Kristen Welker, White House correspondent for NBC, will moderate Thursday night’s debate between President Trump and Joe Biden. (Nathan Congleton/NBC)

Kristen Welker, White House correspondent for NBC, will moderate Thursday night’s debate between President Trump and Joe Biden. (Nathan Congleton/NBC)

Comment: How debate moderator can deliver useful discussion

NBC’s Kristen Welker can take some tips from Savannah Guthrie to keep control of the questioning.

By Margaret Sullivan / The Washington Post

Savannah Guthrie brought her “A” game to last week’s NBC town hall with President Trump. She pushed back, she interrupted, she fact-checked in real time and she gave as good as she got; even providing the sound bite of the night by pointing out the outsize impact of Trump sharing a conspiracy theory on social media. (“You’re not, like, somebody’s crazy uncle who can just retweet whatever.”)

As Thursday’s final debate between Trump and Joe Biden approaches, Guthrie’s NBC colleague, White House correspondent Kristen Welker, needs to have the best night of her career, too; but in a very different way.

To make this debate something that serves the public interest rather than being the disastrous circus that it could be, she needs to be in control.

Control far greater that what Fox’s Chris Wallace asserted during the first debate and far more than USA Today’s Susan Page did during the vice presidential debate.

How can she do it, given how relentlessly aggressive Trump is likely to be?

After all, he has spent the past several days on a rampage of lies and misstatements, outdoing himself in the campaign’s final weeks. And he has been harshly criticizing Welker, unfairly calling her a tool for the Left.

“She’s a radical Democrat. She deleted her entire account. … She’s no good,” Trump ranted at an Arizona campaign rally Monday.

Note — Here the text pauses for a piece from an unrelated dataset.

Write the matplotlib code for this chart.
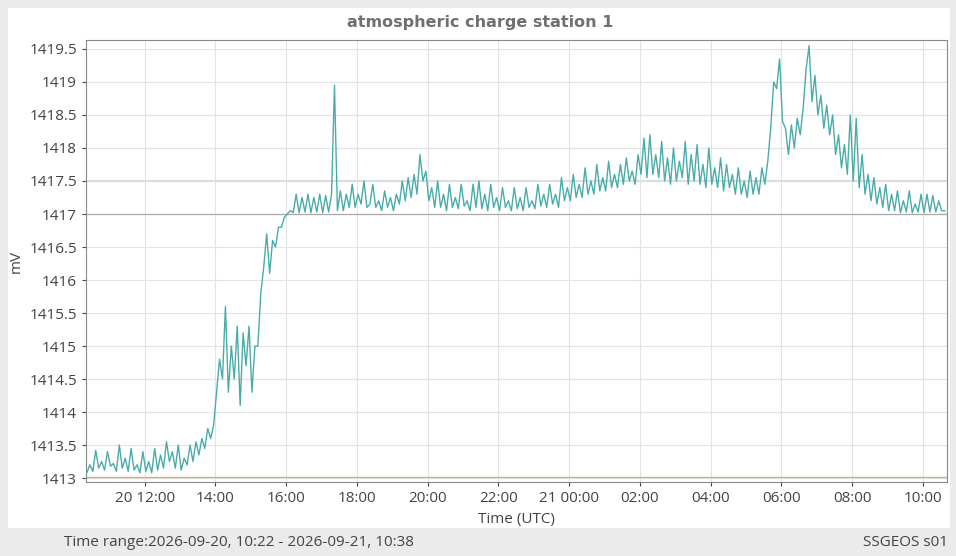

There’s nothing to these claims. Welker’s parents have contributed to Democratic politicians and causes; she’s not responsible for that. She temporarily put her Twitter account on hold, but that was after CNN’s Steve Scully falsely claimed his was hacked. And yes, she had her photo taken with the Obamas in the receiving line at the White House holiday party for journalists a few years ago, but generations of reporters made the same dubious decision, posing with the Bushes, Clintons, Reagans. (Fox News’s Brit Hume, no radical Democrat, stood up for Welker on Twitter by sharing his own holiday photo with the Obamas.)

It’s no surprise that Trump is going after Welker. As Time magazine’s Charlotte Alter said Sunday on CNN: He “attacks everybody but he saves his most personal attacks for women and particularly for women journalists.” And I would add, particularly for women of color, like Welker, who is Black.

One advantage Welker brings to her task is a lot of detailed knowledge of both candidates, gleaned by her long tenure as a reporter on the White House beat. She has covered both Trump and Biden while in office. She knows them inside out.

The highly formalized debate setup has both pros and cons for Welker, if she intends to keep things on track.

The good news is that the bipartisan Commission on Presidential Debates decided Monday to provide one new measure designed to do just that: Biden and Trump each will have two minutes of uninterrupted time at the beginning of each 15-minute topic segment. The candidate who does not have the floor will have his mic muted.

After the two minutes, both mics are on for open discussion.

It’s a nice effort by the commission; or perhaps more like a futile gesture. I can’t see it making much difference. It could even be a problem if Trump continues talking while his mic is muted; his voice could be picked up on Biden’s mic or, if not, could simply prove a distraction to Biden and Welker without the TV audience understanding what’s happening.

One of the surprising and heartening things that Guthrie did last week was to make it clear she wasn’t a captive to the traditional “town hall” format. Yes, she called on prospective voters, but she also did plenty of her own assertive interviewing, challenging Trump from the start and not letting him get away with much. (She also ignored him when he disrespectfully described her as cute.)

Welker, too, must employ some strength and show some independence from the format. She can’t fact-check everything in the moment, but she can and must keep the debate from being a superspreader of disinformation. She has a strong obligation to do so if, for example, Trump says, as he has before, that young people aren’t likely to suffer much from covid-19. Or that the country is “turning the corner” on controlling the virus when in fact it’s on the rise.

She can remind the candidates firmly at the beginning of the debate — and let the audience hear it — that their campaigns have agreed to follow the rules.

She should avoid cloying efforts to keep control by soothing the president as Wallace tried when he promised that Trump would like the next question, as if he were offering him a cookie if he’d just be good.

And she should be the one to pose questions and direct the discussion, not ceding that to either candidate.

As Guthrie did last week, Welker needs to stay firmly in charge, not relying on weak rejoinders like the endless and ineffectual pleas of “Thank you, Mr. Vice President” as Page did.

And — most important — Welker can continue to make the point clearly that, if the debate is an out-of-control mess, it’s American citizens who are losing out.

Margaret Sullivan is The Washington Post’s media columnist. Previously, she was the New York Times public editor, and the chief editor of the Buffalo News, her hometown paper.